The first miracle takes place in a Jewish area near the Sea of Galilee while the second takes place in an area called the Decapolis, a largely Gentile area, the Gentiles being anyone who isn’t Jewish: you and me. 

Why is that important?

I think it’s important because these two stories taken together reflect Jesus’ mission: they reinforce what Jesus was all about. He came for ALL people.

In John’s Gospel we hear Jesus say to his Jewish audience, “And I have other sheep that are not of this fold. I must bring them also, and they will listen to my voice. So there will be one flock, one shepherd.” So the good news Jesus brought wasn’t just for his own people, although they heard it first.

St.
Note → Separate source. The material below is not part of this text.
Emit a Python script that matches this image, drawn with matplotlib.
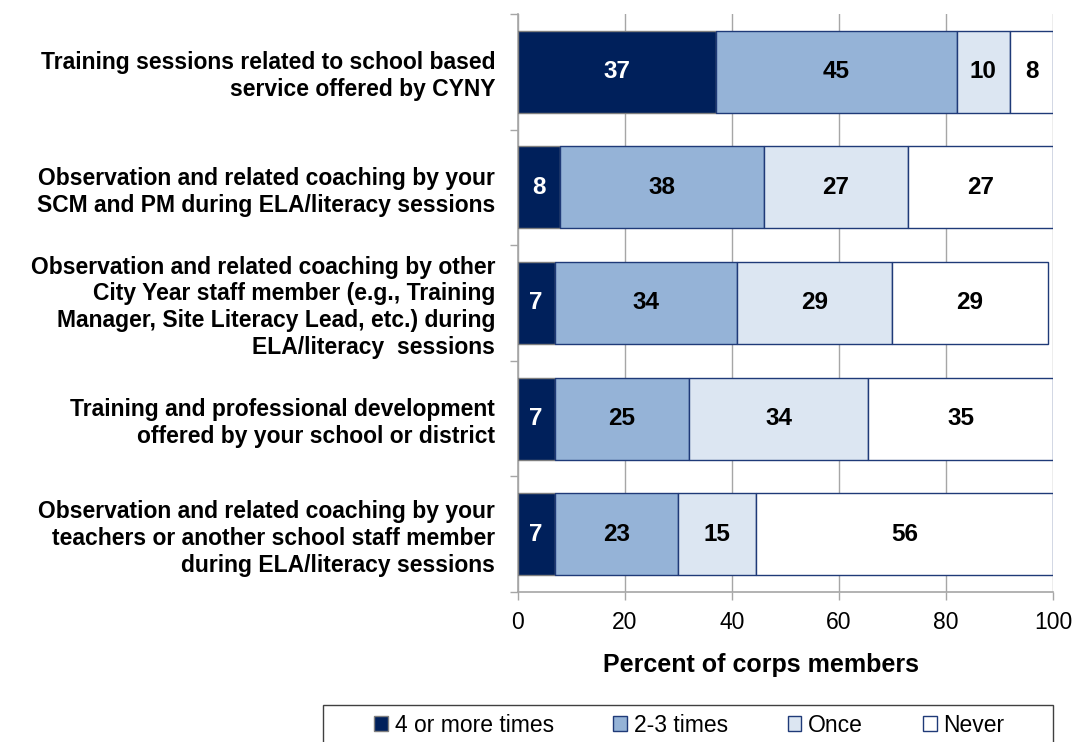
import numpy as np
import matplotlib.pyplot as plt
from matplotlib.patches import Rectangle
from matplotlib.ticker import MultipleLocator

plt.rcParams['font.family'] = ['Liberation Sans', 'DejaVu Sans']

categories = [
    'Training sessions related to school based\nservice offered by CYNY',
    'Observation and related coaching by your\nSCM and PM during ELA/literacy sessions',
    'Observation and related coaching by other\nCity Year staff member (e.g., Training\nManager, Site Literacy Lead, etc.) during\nELA/literacy  sessions',
    'Training and professional development\noffered by your school or district',
    'Observation and related coaching by your\nteachers or another school staff member\nduring ELA/literacy sessions',
]
series_names = ['4 or more times', '2-3 times', 'Once', 'Never']
four_plus = [37, 8, 7, 7, 7]
two_three = [45, 38, 34, 25, 23]
once = [10, 27, 29, 33.5, 14.5]
never = [8, 27, 29, 34.5, 55.5]

colors = ['#00205B', '#95B3D7', '#DCE6F2', '#FFFFFF']
text_colors = ['white', 'black', 'black', 'black']

fig = plt.figure(figsize=(10.75, 7.42), dpi=100)
ax = fig.add_axes([0.4814, 0.2022, 0.9795 - 0.4814, 0.9811 - 0.2022])

y = np.arange(len(categories))
left = np.zeros(len(categories))
handles = []
for vals, name, c, tc in zip([four_plus, two_three, once, never], series_names, colors, text_colors):
    vals = np.array(vals, dtype=float)
    ec = '#7F7F7F' if c == '#00205B' else '#1F3A78'
    bars = ax.barh(y, vals, left=left, height=0.71, color=c, edgecolor=ec,
                   linewidth=1.0, label=name, zorder=3)
    handles.append(bars)
    for yi, l, v in zip(y, left, vals):
        ax.text(l + v / 2, yi, str(int(v + 0.5)), ha='center', va='center',
                color=tc, fontsize=17.5, fontweight='bold', zorder=4)
    left += vals

ax.set_xlim(0, 100)
ax.set_ylim(len(categories) - 0.5, -0.5)
ax.xaxis.set_major_locator(MultipleLocator(20))
ax.grid(axis='x', color='#A6A6A6', linewidth=1.0, zorder=0)
ax.set_yticks(y)
ax.set_yticklabels(categories, fontsize=16.5, fontweight='bold', linespacing=1.22)
ax.set_yticks(np.arange(len(categories) + 1) - 0.5, minor=True)
ax.tick_params(axis='y', which='major', length=0, pad=16)
ax.tick_params(axis='y', which='minor', length=6, color='#A6A6A6', width=1)
ax.tick_params(axis='x', length=6, color='#A6A6A6', width=1, labelsize=16.5, pad=8)
for s in ['top', 'right']:
    ax.spines[s].set_visible(False)
for s in ['left', 'bottom']:
    ax.spines[s].set_color('#A6A6A6')
    ax.spines[s].set_linewidth(1.2)

ax.set_xlabel('Percent of corps members', fontsize=18, fontweight='bold')
ax.xaxis.set_label_coords((761 - 517.5) / 535.5, -0.105)

# legend entries without frame, and a separate box drawn around them
leg = fig.legend(handles=handles, labels=series_names, ncol=4, loc='center left',
                 bbox_to_anchor=(374 / 1075, 1 - 725 / 742), bbox_transform=fig.transFigure,
                 frameon=False, fontsize=16.5, handlelength=0.6, handleheight=0.6,
                 handletextpad=0.3, columnspacing=2.6, borderpad=0, borderaxespad=0)
fig.patches.append(Rectangle((323 / 1075, -0.05), 730 / 1075, 0.05 + 1 - 705 / 742,
                             transform=fig.transFigure, fill=False,
                             edgecolor='#404040', linewidth=1.0))

fig.savefig('out.png', dpi=100)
Paul takes that thought further in his letter to the Romans where he writes, “For I am not ashamed of the gospel, for it is the power of God for salvation to everyone who believes, to the Jew first and also to the Gentile.”

These two feeding miracles are the mission of Jesus to all people acted out, first to his own people, the Jews and then to the Gentiles, everyone else.

So, take your pick: a story about the miraculous power of Jesus revealing that he is God; a story where the example of Jesus shows people the importance of caring for one another or a story which acts out Jesus’ mission to bring salvation to all people.

And, do you know what? I don’t much care which one you go with. Are they not all valid understandings of this Gospel passage? The question each of us needs to ask is, “What is the Holy Spirit teaching ME this morning?” Not, “What’s the Holy Spirit teaching him … or him, but what’s the message for me in this passage?”

The bottom line to all these approaches is found in John’s Gospel where Jesus says, “I am the bread of life. I am the living bread that came down from Heaven. Whoever eats this bread will live forever.”

That’s what we’re moving on to here this morning in our Communion service.